[WORK REQUIRED] Take the lines from the beginning of the material through the line containing "(pfdd) at (564,328);" and retype them exactly, leaving the pictures out.

[RAW DATA]
***
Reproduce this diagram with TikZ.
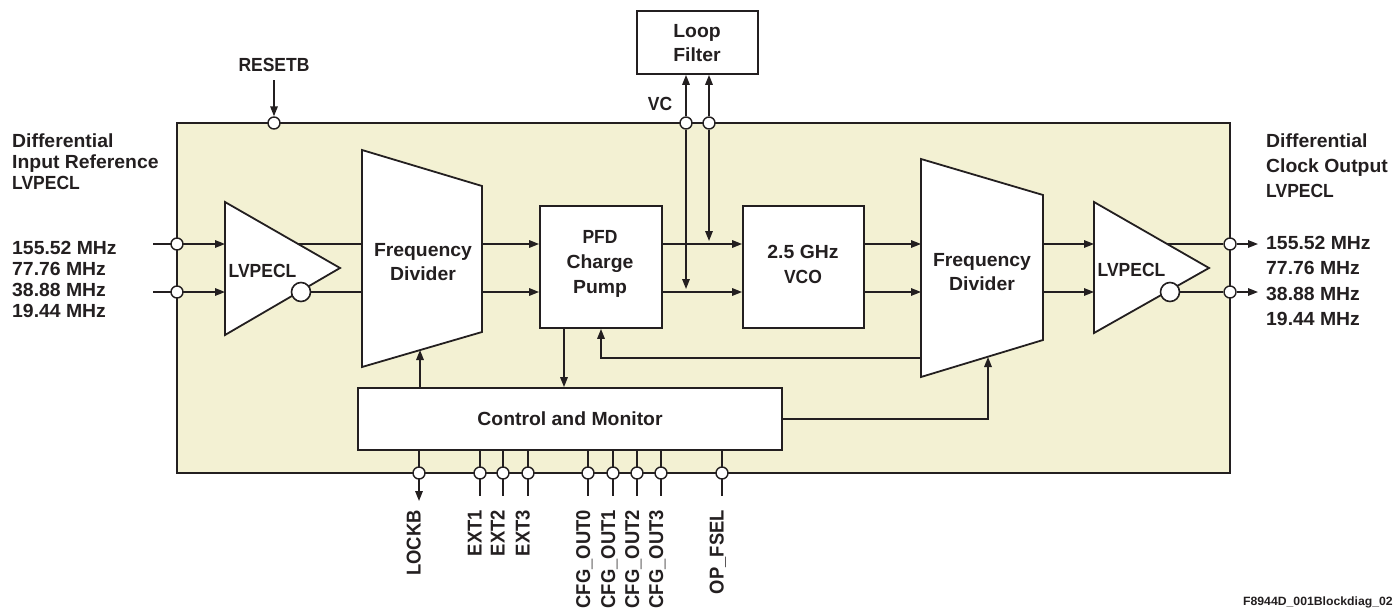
\documentclass[tikz,border=0pt]{standalone}
\usepackage{fontspec}
\setmainfont{Liberation Sans}[FakeStretch=1.02]
\newfontfamily\capsfont{Liberation Sans}[FakeStretch=0.92]
\usetikzlibrary{arrows.meta}
\definecolor{lc}{HTML}{231F20}
\definecolor{chip}{HTML}{F3F1D3}
\pgfdeclarelayer{bg}
\pgfdeclarelayer{fg}
\pgfsetlayers{bg,main,fg}
\tikzset{
  ln/.style={draw=lc, line width=1.6pt},
  arr/.style={ln, -{Triangle[length=10pt,width=7.5pt]}},
  pinc/.style={circle, draw=lc, fill=white, line width=1.4pt, minimum size=12pt, inner sep=0pt},
  bubble/.style={circle, draw=lc, fill=white, line width=1.6pt, minimum size=19pt, inner sep=0pt},
  blk/.style={draw=lc, fill=white, line width=1.8pt},
  chipbox/.style={draw=lc, fill=chip, line width=1.8pt, inner sep=0pt, minimum width=1053pt, minimum height=350pt},
  txt/.style={font=\bfseries\fontsize{19}{21}\selectfont, inner sep=0pt, text=lc},
  caps/.style={font=\capsfont\bfseries\fontsize{19}{21}\selectfont, inner sep=0pt, text=lc},
  pinlab/.style={font=\capsfont\bfseries\fontsize{20}{22}\selectfont, inner sep=0pt, text=lc, rotate=90, anchor=base east},
}
\begin{document}
\begin{tikzpicture}[x=1pt,y=-1pt]
\useasboundingbox (0,0) rectangle (1397,610);

\begin{pgfonlayer}{bg}
\node[chipbox] (chipb) at (703.5,298) {};
\end{pgfonlayer}

% connection points
\coordinate (inA) at (153,244);
\coordinate (inB) at (153,292);
\coordinate (t1iA) at (225,244);
\coordinate (t1iB) at (225,292);
\coordinate (t1oA) at (298,244);
\coordinate (f1iA) at (362,244);
\coordinate (f1iB) at (362,292);
\coordinate (f1oA) at (482,244);
\coordinate (f1oB) at (482,292);
\coordinate (f1c) at (420,350);
\coordinate (f2iA) at (921,244);
\coordinate (f2iB) at (921,292);
\coordinate (f2oA) at (1043,244);
\coordinate (f2oB) at (1043,292);
\coordinate (f2fb) at (921,358);
\coordinate (f2c) at (988,357);
\coordinate (t2iA) at (1094,244);
\coordinate (t2iB) at (1094,292);
\coordinate (t2oA) at (1167,244);
\coordinate (outA) at (1258,244);
\coordinate (outB) at (1258,292);
\coordinate (rst) at (274,80);
\coordinate (pfdd) at (564,328);

% blocks
\draw[blk] (225,202) -- (340,268) -- (225,335) -- cycle;
\draw[blk] (362,150) -- (482,186) -- (482,332) -- (362,367) -- cycle;
\draw[blk] (921,159) -- (1043,195) -- (1043,340) -- (921,377) -- cycle;
\draw[blk] (1094,202) -- (1209,268) -- (1094,333) -- cycle;
\node[blk, minimum width=122pt, minimum height=122pt, inner sep=0pt] (pfd) at (601,267) {};
\node[blk, minimum width=121pt, minimum height=122pt, inner sep=0pt] (vco) at (803.5,267) {};
\node[blk, minimum width=121pt, minimum height=63pt, inner sep=0pt] (lf) at (697.5,42.5) {};
\node[blk, minimum width=424pt, minimum height=62pt, inner sep=0pt, txt] (ctl) at (570,419) {Control and Monitor};

% pins and bubbles
\begin{pgfonlayer}{fg}
\node[pinc] (pA) at (177,244) {};
\node[pinc] (pB) at (177,292) {};
\node[pinc] (pR) at (274,123) {};
\node[pinc] (pvc1) at (686,123) {};
\node[pinc] (pvc2) at (709,123) {};
\node[pinc] (pOA) at (1230,244) {};
\node[pinc] (pOB) at (1230,292) {};
\node[bubble] (b1) at (301,292) {};
\node[bubble] (b2) at (1170,292) {};
\foreach \n/\x in {lock/419,e1/480,e2/503,e3/528,c0/588,c1/613,c2/637,c3/661,op/722}{
  \node[pinc] (p\n) at (\x,473) {};
}
\end{pgfonlayer}

% connectors
\draw[arr] (inA) -- (t1iA);
\draw[arr] (inB) -- (t1iB);
\draw[ln] (t1oA) -- (f1iA);
\draw[ln] (b1) -- (f1iB);
\draw[arr] (f1oA) -- (pfd.west |- f1oA);
\draw[arr] (f1oB) -- (pfd.west |- f1oB);
\draw[arr] (pfd.east |- f1oA) -- (vco.west |- f1oA);
\draw[arr] (pfd.east |- f1oB) -- (vco.west |- f1oB);
\draw[arr] (vco.east |- f1oA) -- (f2iA);
\draw[arr] (vco.east |- f1oB) -- (f2iB);
\draw[arr] (f2oA) -- (t2iA);
\draw[arr] (f2oB) -- (t2iB);
\draw[ln] (t2oA) -- (pOA);
\draw[ln] (b2) -- (pOB);
\draw[arr] (pOA) -- (outA);
\draw[arr] (pOB) -- (outB);
\draw[arr] (rst) -- (pR.north);
\draw[arr] (pvc1) -- (pvc1 |- lf.south);
\draw[arr] (pvc2) -- (pvc2 |- lf.south);
\draw[arr, shorten >=3pt] (pvc1) -- (pvc1 |- f1oB);
\draw[arr, shorten >=3pt] (pvc2) -- (pvc2 |- f1oA);
\draw[arr] (pfdd) -- (pfdd |- ctl.north);
\draw[arr] (f1c |- ctl.north) -- (f1c);
\draw[arr] (f2fb) -| (pfd.south);
\draw[arr] (ctl.east) -| (f2c);
\draw[arr] (ctl.south -| plock) -- ([yshift=-28pt]plock.center);
\foreach \n in {e1,e2,e3,c0,c1,c2,c3,op}{
  \draw[ln] (ctl.south -| p\n) -- ([yshift=-23pt]p\n.center);
}

% texts
\node[txt, anchor=base west] (lh1) at (12,147) {Differential};
\node[txt, anchor=base west] (lh2) at (12,168) {Input Reference};
\node[caps, anchor=base west] (lh3) at (12,189) {LVPECL};
\node[txt, anchor=base west] (lf1) at (12,254) {155.52 MHz};
\node[txt, anchor=base west] (lf2) at (12,275) {77.76 MHz};
\node[txt, anchor=base west] (lf3) at (12,296) {38.88 MHz};
\node[txt, anchor=base west] (lf4) at (12,317) {19.44 MHz};
\node[txt, anchor=base west] (rh1) at (1266,147) {Differential};
\node[txt, anchor=base west] (rh2) at (1266,172) {Clock Output};
\node[caps, anchor=base west] (rh3) at (1266,197) {LVPECL};
\node[txt, anchor=base west] (rf1) at (1266,249) {155.52 MHz};
\node[txt, anchor=base west] (rf2) at (1266,274) {77.76 MHz};
\node[txt, anchor=base west] (rf3) at (1266,300) {38.88 MHz};
\node[txt, anchor=base west] (rf4) at (1266,325) {19.44 MHz};
\node[caps, anchor=base] (rstl) at (274,71) {RESETB};
\node[txt, anchor=base] (lfa) at (697,38) {Loop};
\node[txt, anchor=base] (lfb) at (697,62) {Filter};
\node[caps, anchor=base] (vcl) at (660,110) {VC};
\node[caps, anchor=base] (pfa) at (600,243) {PFD};
\node[txt, anchor=base] (pfb) at (600,268) {Charge};
\node[txt, anchor=base] (pfc) at (600,293) {Pump};
\node[txt, anchor=base] (vca) at (803,258) {2.5 GHz};
\node[caps, anchor=base] (vcb) at (803,283) {VCO};
\node[txt, anchor=base] (fd1a) at (423,256) {Frequency};
\node[txt, anchor=base] (fd1b) at (423,280) {Divider};
\node[txt, anchor=base] (fd2a) at (982,266) {Frequency};
\node[txt, anchor=base] (fd2b) at (982,290) {Divider};
\node[caps, anchor=base] (lv1) at (262.5,277) {LVPECL};
\node[caps, anchor=base] (lv2) at (1131.5,276) {LVPECL};
\node[pinlab] (llock) at (420.5,510) {LOCKB};
\node[pinlab] (le1) at (481.5,510) {EXT1};
\node[pinlab] (le2) at (504.5,510) {EXT2};
\node[pinlab] (le3) at (529.5,510) {EXT3};
\node[pinlab] (lc0) at (590,510) {CFG\_OUT0};
\node[pinlab] (lc1) at (615,510) {CFG\_OUT1};
\node[pinlab] (lc2) at (639,510) {CFG\_OUT2};
\node[pinlab] (lc3) at (663,510) {CFG\_OUT3};
\node[pinlab] (lop) at (723.5,510) {OP\_FSEL};
\node[txt, font=\bfseries\fontsize{12}{14}\selectfont, anchor=base east] (foot) at (1393,605) {F8944D\_001Blockdiag\_02};
\end{tikzpicture}
\end{document}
***
[TASK RESULT]
Reproduce this diagram with TikZ.
\documentclass[tikz,border=0pt]{standalone}
\usepackage{fontspec}
\setmainfont{Liberation Sans}[FakeStretch=1.02]
\newfontfamily\capsfont{Liberation Sans}[FakeStretch=0.92]
\usetikzlibrary{arrows.meta}
\definecolor{lc}{HTML}{231F20}
\definecolor{chip}{HTML}{F3F1D3}
\pgfdeclarelayer{bg}
\pgfdeclarelayer{fg}
\pgfsetlayers{bg,main,fg}
\tikzset{
  ln/.style={draw=lc, line width=1.6pt},
  arr/.style={ln, -{Triangle[length=10pt,width=7.5pt]}},
  pinc/.style={circle, draw=lc, fill=white, line width=1.4pt, minimum size=12pt, inner sep=0pt},
  bubble/.style={circle, draw=lc, fill=white, line width=1.6pt, minimum size=19pt, inner sep=0pt},
  blk/.style={draw=lc, fill=white, line width=1.8pt},
  chipbox/.style={draw=lc, fill=chip, line width=1.8pt, inner sep=0pt, minimum width=1053pt, minimum height=350pt},
  txt/.style={font=\bfseries\fontsize{19}{21}\selectfont, inner sep=0pt, text=lc},
  caps/.style={font=\capsfont\bfseries\fontsize{19}{21}\selectfont, inner sep=0pt, text=lc},
  pinlab/.style={font=\capsfont\bfseries\fontsize{20}{22}\selectfont, inner sep=0pt, text=lc, rotate=90, anchor=base east},
}
\begin{document}
\begin{tikzpicture}[x=1pt,y=-1pt]
\useasboundingbox (0,0) rectangle (1397,610);

\begin{pgfonlayer}{bg}
\node[chipbox] (chipb) at (703.5,298) {};
\end{pgfonlayer}

% connection points
\coordinate (inA) at (153,244);
\coordinate (inB) at (153,292);
\coordinate (t1iA) at (225,244);
\coordinate (t1iB) at (225,292);
\coordinate (t1oA) at (298,244);
\coordinate (f1iA) at (362,244);
\coordinate (f1iB) at (362,292);
\coordinate (f1oA) at (482,244);
\coordinate (f1oB) at (482,292);
\coordinate (f1c) at (420,350);
\coordinate (f2iA) at (921,244);
\coordinate (f2iB) at (921,292);
\coordinate (f2oA) at (1043,244);
\coordinate (f2oB) at (1043,292);
\coordinate (f2fb) at (921,358);
\coordinate (f2c) at (988,357);
\coordinate (t2iA) at (1094,244);
\coordinate (t2iB) at (1094,292);
\coordinate (t2oA) at (1167,244);
\coordinate (outA) at (1258,244);
\coordinate (outB) at (1258,292);
\coordinate (rst) at (274,80);
\coordinate (pfdd) at (564,328);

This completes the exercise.